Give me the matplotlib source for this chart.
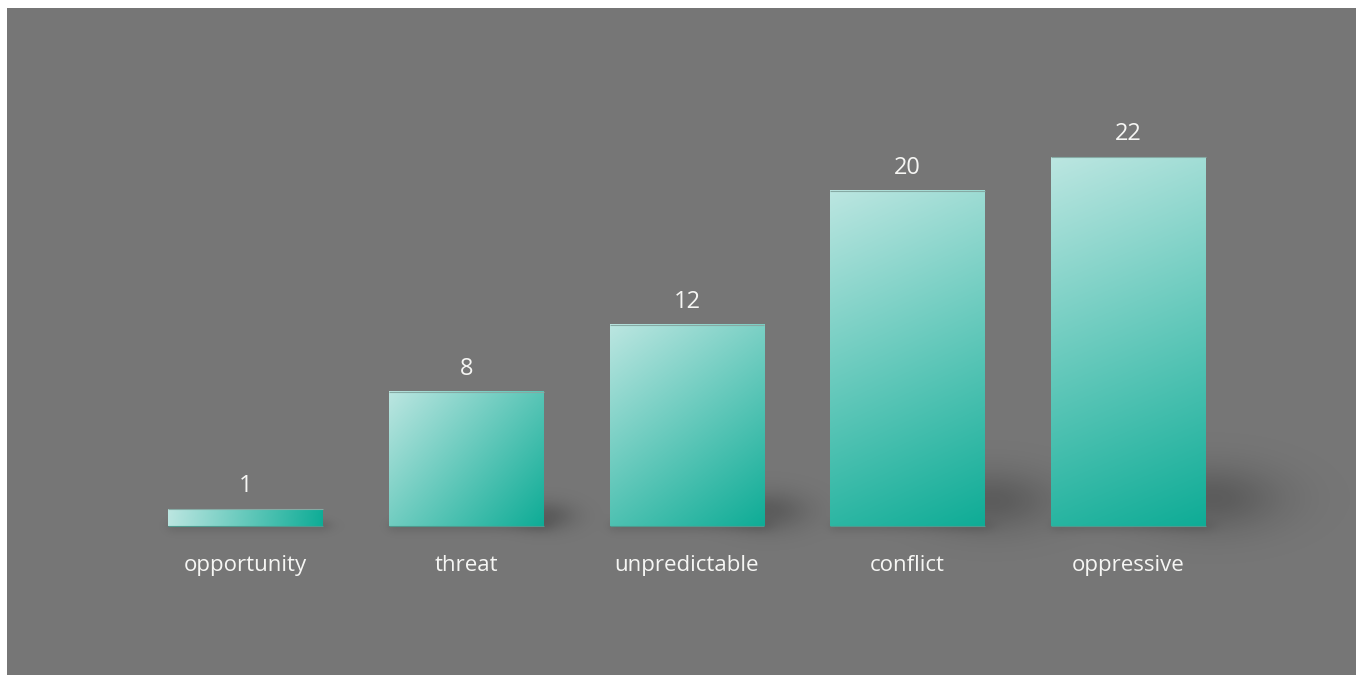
import numpy as np
import matplotlib
matplotlib.use("Agg")
import matplotlib.pyplot as plt

# Data
categories = ["opportunity", "threat", "unpredictable", "conflict", "oppressive"]
values = [1, 8, 12, 20, 22]

# Style
BG = "#767676"
TEXT = "#f6f6f4"
LIGHT = np.array([188, 230, 225]) / 255.0
DARK = np.array([14, 172, 150]) / 255.0
BAR_W = 0.70
FONT = "Open Sans"

DPI = 100
FW, FH = 1359, 675
fig = plt.figure(figsize=(FW / DPI, FH / DPI), dpi=DPI, facecolor="white")

# Grey panel = the axes area
px = lambda x, y: (x / FW, 1 - y / FH)
x0, y0 = px(7, 675)
x1, y1 = px(1356, 8)
ax = fig.add_axes([x0, y0, x1 - x0, y1 - y0])
ax.set_facecolor(BG)
for s in ax.spines.values():
    s.set_visible(False)
ax.set_xticks([])
ax.set_yticks([])
XLIM = (-1.0804, 5.0306)
YLIM = (-8.885, 30.89)
ax.set_xlim(*XLIM)
ax.set_ylim(*YLIM)

xs = np.arange(len(values))

# Soft shadows, computed in pixel space over the whole axes
fig.canvas.draw()
bbox = ax.get_window_extent()
aw, ah = int(round(bbox.width)), int(round(bbox.height))
gx = np.arange(aw) + bbox.x0 + 0.5
gy = np.arange(ah)[::-1] + bbox.y0 + 0.5  # row 0 = top
GX, GY = np.meshgrid(gx, gy)
alpha = np.zeros((ah, aw))
for x, v in zip(xs, values):
    (lx, by) = ax.transData.transform((x - BAR_W / 2, 0))
    (rx, ty) = ax.transData.transform((x + BAR_W / 2, v))
    H = ty - by
    # cast shadow to the lower right, fading out for short bars
    strength = 0.22 * min(1.0, H / 120)
    cx, cy = rx + 0.02 * H, by + 0.075 * H
    sx, sy = 0.12 * H + 4, 0.055 * H + 3
    alpha += strength * np.exp(-0.5 * ((GX - cx) / sx) ** 2 - 0.5 * ((GY - cy) / sy) ** 2)
    # contact shadow under the bar
    hx = 1 / (1 + np.exp(-(GX - lx) / 3)) * 1 / (1 + np.exp((GX - (rx + 6)) / 5))
    vy = np.exp(-0.5 * ((GY - by) / 5) ** 2)
    alpha += 0.10 * hx * vy
alpha = np.clip(alpha, 0, 0.5)
shadow = np.zeros((ah, aw, 4))
shadow[..., 3] = alpha
ax.imshow(shadow, extent=[*XLIM, *YLIM], aspect="auto",
          interpolation="bilinear", zorder=1)

# Gradient bars
for x, v in zip(xs, values):
    (lx, by) = ax.transData.transform((x - BAR_W / 2, 0))
    (rx, ty) = ax.transData.transform((x + BAR_W / 2, v))
    W, H = rx - lx, ty - by
    nx, ny = max(int(W), 2), max(int(H), 2)
    u = np.linspace(0, 1, nx)[None, :]
    d = np.linspace(0, 1, ny)[:, None]
    t = (u * W * W + d * H * H) / (W * W + H * H)
    img = LIGHT[None, None, :] * (1 - t[..., None]) + DARK[None, None, :] * t[..., None]
    ax.imshow(img, extent=[x - BAR_W / 2, x + BAR_W / 2, 0, v], aspect="auto",
              interpolation="bilinear", zorder=2)
    ax.plot([x - BAR_W / 2, x + BAR_W / 2], [v, v], color="#86aaa4", lw=0.8,
            solid_capstyle="butt", zorder=3)
    ax.plot([x - BAR_W / 2, x + BAR_W / 2], [0, 0], color="#4f9a8e", lw=0.8,
            solid_capstyle="butt", zorder=3)
    ax.annotate(str(v), (x, v), xytext=(0, 16.5), textcoords="offset points",
                ha="center", va="center", color=TEXT, fontsize=17, family=FONT, zorder=4)
ax.set_xlim(*XLIM)
ax.set_ylim(*YLIM)

for x, c in zip(xs, categories):
    ax.annotate(c, (x, 0), xytext=(0, -28.5), textcoords="offset points",
                ha="center", va="center", color=TEXT, fontsize=16, family=FONT, zorder=4)

fig.savefig("out.png", dpi=DPI, facecolor="white")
────────
**PROBLEM**
Copy nothing but the lines from the top of the material through the line holding "xs = np.arange(len(values))", exactly as written; omit pictures.

**WRITTEN SOLUTION**
Give me the matplotlib source for this chart.
import numpy as np
import matplotlib
matplotlib.use("Agg")
import matplotlib.pyplot as plt

# Data
categories = ["opportunity", "threat", "unpredictable", "conflict", "oppressive"]
values = [1, 8, 12, 20, 22]

# Style
BG = "#767676"
TEXT = "#f6f6f4"
LIGHT = np.array([188, 230, 225]) / 255.0
DARK = np.array([14, 172, 150]) / 255.0
BAR_W = 0.70
FONT = "Open Sans"

DPI = 100
FW, FH = 1359, 675
fig = plt.figure(figsize=(FW / DPI, FH / DPI), dpi=DPI, facecolor="white")

# Grey panel = the axes area
px = lambda x, y: (x / FW, 1 - y / FH)
x0, y0 = px(7, 675)
x1, y1 = px(1356, 8)
ax = fig.add_axes([x0, y0, x1 - x0, y1 - y0])
ax.set_facecolor(BG)
for s in ax.spines.values():
    s.set_visible(False)
ax.set_xticks([])
ax.set_yticks([])
XLIM = (-1.0804, 5.0306)
YLIM = (-8.885, 30.89)
ax.set_xlim(*XLIM)
ax.set_ylim(*YLIM)

xs = np.arange(len(values))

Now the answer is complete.